Na língua descansa este monstro adormecido: a ortografia
Bom texto o de António Fernando "Com licença, gramática..." aqui publicado em 20.09.09.
Ele levanta uma questão interessante: a velha confusão que se faz entre língua e escrita, letra e fonema. Vou pegar um gancho em seu texto para falar de ortografia.
Todos sabemos que ortografia é, nada mais que, uma tecnologia criada para representar a língua. Assim como um geógrafo se serve do Atlas, representação pictórica do planeta, para falar de montes, continentes e mares; também estudiosos de língua se servem de ortografia para falar da linguagem humana. O objeto de estudos de um geógrafo está lá na natureza independentemente de um Atlas. Na linguagem ocorre o mesmo: de um lado temos a língua viva, com a pronunciação, os verdadeiros monotongos, ditongos, tritongos e hiatos; do outro, a convenção ortográfica com suas letras, acentuações, pontuações e dígrafos.
Não é muito difícil encontrar alguém que, escrevendo a palavra "peixe", se refira ao "ei" como um ditongo ! - Entretanto é preciso ter cuidado - "di" significa "dois", "tongo" significa "som" - daí "ditongo" significa dois sons, "tritongo" três sons, "monotongo" um som, os quais só podem ser constatados na língua falada. Na escrita esse "ei" é um dígrafo (di = dois e grafo = letra), duas letras.
Quando alguém escreve "peixe" e diz /pexe/ - podemos dizer que, nesse caso, o dígrafo "ei" monotonga na fala. Mais isso ocorre de forma mais ou menos sistemática com as palavras em que o dígrafo "ei" antecede um "x" , um "r" ou um "j".
Assim todo dígrafo "ei" antecedido de "x", "r" ou "j" é naturalmente na fala o monotongo "e", veja:
Feixe - /fexe/
Deixo - /dexo/
Queixo - /quexo/
peixe - /pexe/
marinheiro - /marinhero/
banheiro - /banhero/
beira - /bera/
carteiro - /cartero/
dinheiro - /dinhero/
beijo - /bejo/
queijadinha - /quejadinha/
Mas quem escreve: peito, jeito, leite, pleito, receita
também fala: /peito/, /jeito/, /leite/, /pleito/, /receita/
e não /peto/, /jeto/, /lete/, /pleto/, /receta/ - ou seja nesse caso o dígrafo "ei" ditonga naturalmente, ou melhor, não monotonga - por que ?
O fato é que esse dígrafo "ei" ditonga gramaticalmente em qualquer palavra em que ele não esteja antecedido de "x", "r" e "j".

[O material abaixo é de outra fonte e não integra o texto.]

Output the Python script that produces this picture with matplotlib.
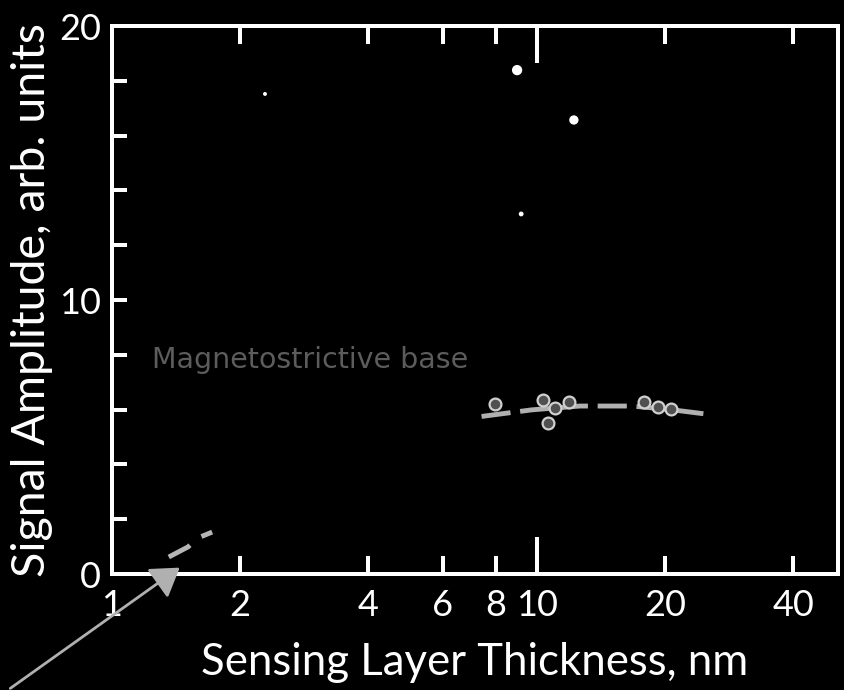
import matplotlib
matplotlib.use("Agg")
import matplotlib.pyplot as plt
from matplotlib.ticker import FixedLocator, FixedFormatter, NullFormatter

# Fitted trend through the thickness series
trend_x = [7.4, 9.7, 12.6, 16.7, 20.6, 24.6]
trend_y = [5.75, 5.99, 6.13, 6.13, 6.00, 5.85]

# Measured amplitudes
meas_x = [7.96, 10.3, 10.6, 11.0, 11.9, 17.8, 19.2, 20.6]
meas_y = [6.20, 6.35, 5.51, 6.06, 6.28, 6.28, 6.09, 6.02]

# Thin-layer segment near the origin
thin_x = [1.36, 1.51, 1.59, 1.72]
thin_y = [0.62, 0.99, 1.31, 1.53]

# Isolated high readings
spot_x = [8.97, 12.2, 9.17, 2.29]
spot_y = [18.39, 16.57, 13.14, 17.52]
spot_s = [55, 45, 12, 8]

x_major = [1, 10]
x_minor = [2, 4, 6, 8, 20, 40]
x_minor_labels = ["2", "4", "6", "8", "20", "40"]
y_ticks = [0, 10, 20]
y_minor = [2, 4, 6, 8, 12, 14, 16, 18]

W, H, DPI = 845, 690, 100
fig = plt.figure(figsize=(W / DPI, H / DPI), dpi=DPI, facecolor="black")
ax = fig.add_axes([112 / W, 1 - 574 / H, (838 - 112) / W, (574 - 26) / H])
ax.set_facecolor("black")

font = "Lato"
fg = "white"
px = 72 / DPI

ax.set_xscale("log")
ax.set_xlim(1, 51)
ax.set_ylim(0, 20)

for s in ax.spines.values():
    s.set_color(fg)
    s.set_linewidth(4 * px)

ax.xaxis.set_major_locator(FixedLocator(x_major))
ax.xaxis.set_major_formatter(FixedFormatter(["1", "10"]))
ax.xaxis.set_minor_locator(FixedLocator(x_minor))
ax.xaxis.set_minor_formatter(FixedFormatter(x_minor_labels))
ax.tick_params(axis="x", which="major", direction="in", length=37 * px, width=4 * px,
               top=True, bottom=True, color=fg, labelcolor=fg, labelsize=26, pad=11)
ax.tick_params(axis="x", which="minor", direction="in", length=18 * px, width=4 * px,
               top=True, bottom=True, color=fg, labelcolor=fg, labelsize=26, pad=11)

ax.yaxis.set_major_locator(FixedLocator(y_ticks))
ax.yaxis.set_minor_locator(FixedLocator(y_minor))
ax.yaxis.set_minor_formatter(NullFormatter())
ax.tick_params(axis="y", which="both", direction="in", length=15 * px, width=4 * px,
               left=True, right=False, color=fg, labelcolor=fg, labelsize=26, pad=8)

for lab in ax.get_xticklabels(which="both") + ax.get_yticklabels():
    lab.set_fontfamily(font)

ax.set_xlabel("Sensing Layer Thickness, nm", color=fg, fontsize=31.5, family=font, labelpad=14)
ax.set_ylabel("Signal Amplitude, arb. units", color=fg, fontsize=33.5, family=font, labelpad=4)

# Trend line and measured points
ax.plot(trend_x, trend_y, linestyle=(0, (6, 2)), color="#b0b0b0", lw=3.5, zorder=2)
ax.plot(meas_x, meas_y, linestyle="none", marker="o", markersize=8.5,
        markerfacecolor="#505050", markeredgecolor="#d0d0d0", markeredgewidth=1.6, zorder=3)

# Thin-layer segment
ax.plot(thin_x, thin_y, linestyle=(0, (5, 3)), color="#b5b5b5", lw=3.5, zorder=2)

# Isolated readings
ax.scatter(spot_x, spot_y, s=spot_s, color="white", edgecolors="none", zorder=3)

# Faint caption
ax.text(1.24, 7.8, "Magnetostrictive base", color="#5c5c5c", fontsize=20.5,
        family="DejaVu Sans", va="center", ha="left")

# Pointer arrow from the lower-left corner
ax.annotate("", xy=(182 / W, 1 - 566 / H), xycoords="figure fraction",
            xytext=(8 / W, 1 - 690 / H), textcoords="figure fraction",
            arrowprops=dict(arrowstyle="-|>,head_length=1.7,head_width=1.1",
                            color="#b0b0b0", lw=2), annotation_clip=False)

fig.savefig("out.png", dpi=DPI, facecolor="black")
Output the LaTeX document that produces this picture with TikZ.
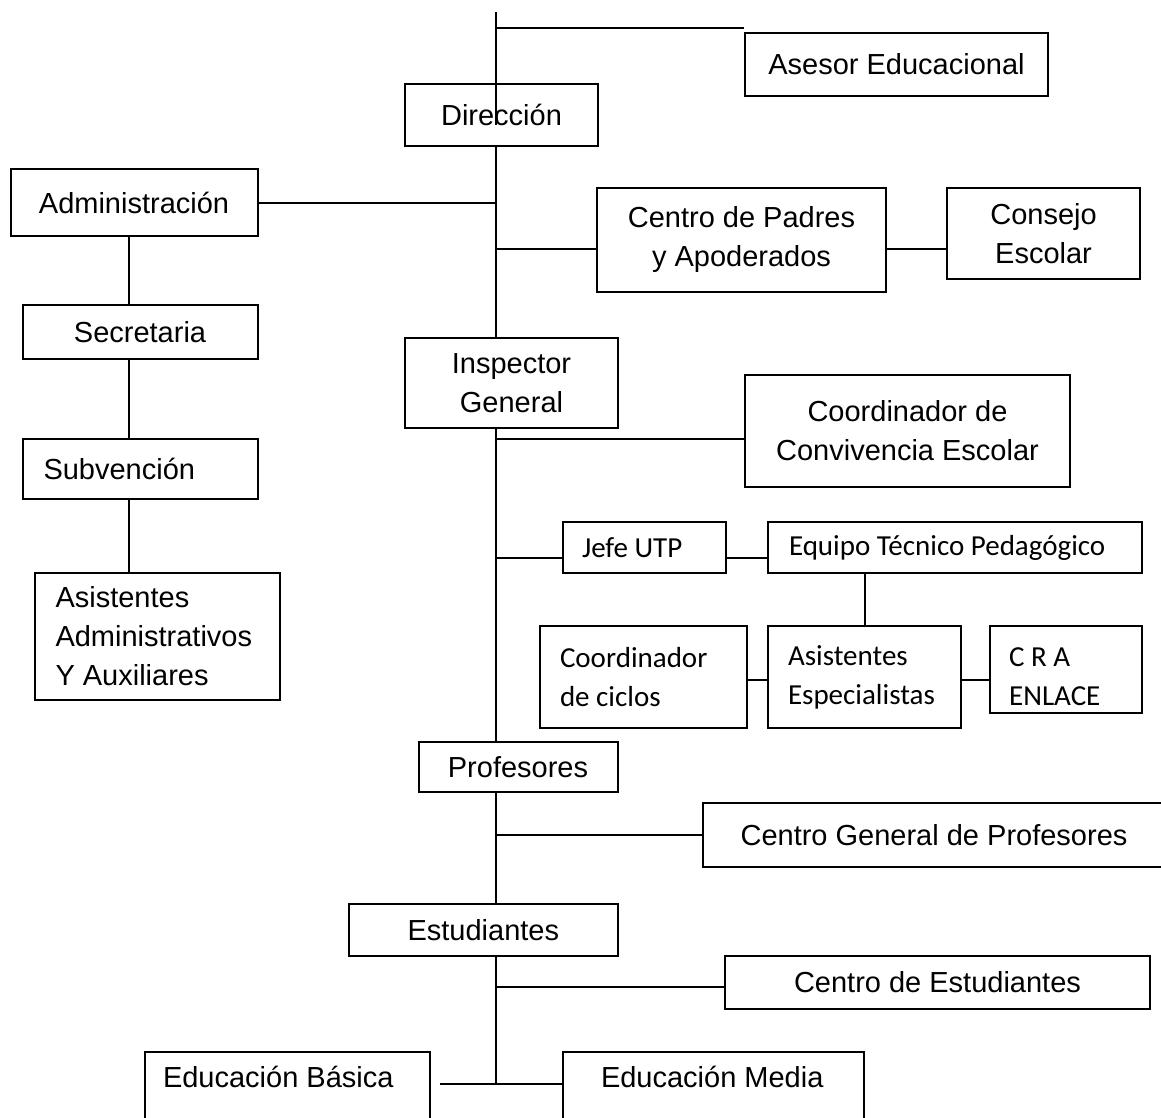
\documentclass[tikz,border=0pt]{standalone}
\usepackage{fontspec}
\setmainfont{Liberation Sans}
\newfontfamily\calibri{Carlito}
\begin{document}
\begin{tikzpicture}[x=1pt, y=-1pt, line width=2pt,
    org/.style={draw, inner sep=0pt, align=center, font=\fontsize{29}{39}\selectfont},
    sz/.style 2 args={minimum width=#1pt, minimum height=#2pt},
    lft/.style 2 args={align=left, inner xsep=#1pt, text width=#2pt,
        execute at begin node={\spaceskip=0pt\xspaceskip=0pt}},
    cal/.style={font=\calibri\fontsize{29}{39}\selectfont}]
\useasboundingbox (0,0) rectangle (1161,1118);
\clip (0,0) rectangle (1161,1118);

% main column
\node[org, sz={303}{63}] (ases) at (896.5,64.5) {Asesor Educacional};
\node[org, sz={193}{62}] (dir) at (501.5,115) {Dirección};
\node[org, sz={289}{104}] (padres) at (741.5,240) {Centro de Padres\\y Apoderados};
\node[org, sz={193}{91}] (consejo) at (1043.5,233.5) {Consejo\\Escolar};
\node[org, sz={213}{90}] (insp) at (511.5,383) {Inspector\\General};
\node[org, sz={325}{112}] (conv) at (907.5,431) {Coordinador de\\Convivencia Escolar};
\node[org, sz={199}{50}] (prof) at (518,767) {Profesores};
\node[org, sz={462}{64}] (cgp) at (934,835) {Centro General de Profesores};
\node[org, sz={269}{52}] (est) at (483.3,930) {Estudiantes};
\node[org, sz={425}{53}] (cest) at (937.5,982.5) {Centro de Estudiantes};
\node[org, sz={285}{88}, lft={18}{249}] (basica) at (287.5,1096) {Educación Básica\\\mbox{}};
\node[org, sz={301}{88}, lft={38}{225}] (media) at (713.5,1096) {Educación Media\\\mbox{}};

% left column
\node[org, sz={247}{67}] (admin) at (134,202.5) {Administración};
\node[org, sz={235}{54}] (sec) at (140,332) {Secretaria};
\node[org, sz={235}{60}, lft={21}{193}] (subv) at (140,469) {Subvención};
\node[org, sz={245}{127}, lft={20.5}{204}] (asad) at (157.5,636.5) {Asistentes\\Administrativos\\Y Auxiliares};

% UTP
\node[org, cal, sz={163}{51}, lft={19}{125}] (jefe) at (644.5,547.5) {Jefe UTP};
\node[org, cal, sz={374}{51}, lft={21}{332}] (equipo) at (955,547.5) {Equipo Técnico Pedagógico};
\node[org, cal, sz={207}{102}, lft={20.5}{166}] (ciclos) at (643,677) {Coordinador\\de ciclos};
\node[org, cal, sz={193}{102}, lft={20}{153}] (ae) at (864.5,677) {Asistentes\\Especialistas};
\node[org, cal, sz={152}{87}, lft={19.4}{113}, text height=34pt] (cra) at (1065.6,669.5) {C R A\\ENLACE};

\coordinate (t) at (496,12);
\coordinate (l) at (129,0);
\coordinate (ja) at (496,28);
\coordinate (jp) at (496,249);
\coordinate (jc) at (496,439);
\coordinate (ju) at (496,558);
\coordinate (jk) at (864,680);
\coordinate (jg) at (496,835);
\coordinate (je) at (496,987);
\coordinate (jb) at (496,1084);

\draw (t) -- ([yshift=-10pt]t |- dir.center);
\draw (ja) -- (ja -| ases.west);
\foreach \a/\b in {dir.south/insp.north, insp.south/prof.north, prof.south/est.north}
    \draw (t |- \a) -- (t |- \b);
\draw (t |- est.south) -- (jb);
\draw (admin.east) -- (t |- admin.east);
\draw (jp) -- (jp -| padres.west);
\draw (jp -| padres.east) -- (jp -| consejo.west);
\foreach \a/\b in {admin/sec, sec/subv, subv/asad}
    \draw (l |- \a.south) -- (l |- \b.north);
\draw (jc) -- (jc -| conv.west);
\draw (ju) -- (ju -| jefe.west);
\draw (ju -| jefe.east) -- (ju -| equipo.west);
\draw (equipo.south -| ae.north) -- (ae.north);
\draw (jk -| ciclos.east) -- (jk -| ae.west);
\draw (jk -| ae.east) -- (jk -| cra.west);
\draw (jg) -- (jg -| cgp.west);
\draw (je) -- (je -| cest.west);
\draw ([xshift=9pt]jb -| basica.east) -- (jb -| media.west);
\end{tikzpicture}
\end{document}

Mas pode ditongar, se antecedido de "x", "r" e "j", em duas circunstâncias bem específicas:
1- na leitura em voz alta ou pausada da palavra,
2- quando se quer dar ênfase à palavra.
Bem, percebe-se aí que o ditongo "ei" só existe n-a-t-u-r-a-l-m-e-n-t-e se, e somente se, não for antecedido dos fonemas /x/, /r/ e /j/ . Caso contrário ele até pode existir, porém, como fruto de uma convenção letrada, conforme as circunstâncias descritas acima em "1" e "2". O que existe independentemente da língua viva é o dígrafo, que tem a ver com ortografia.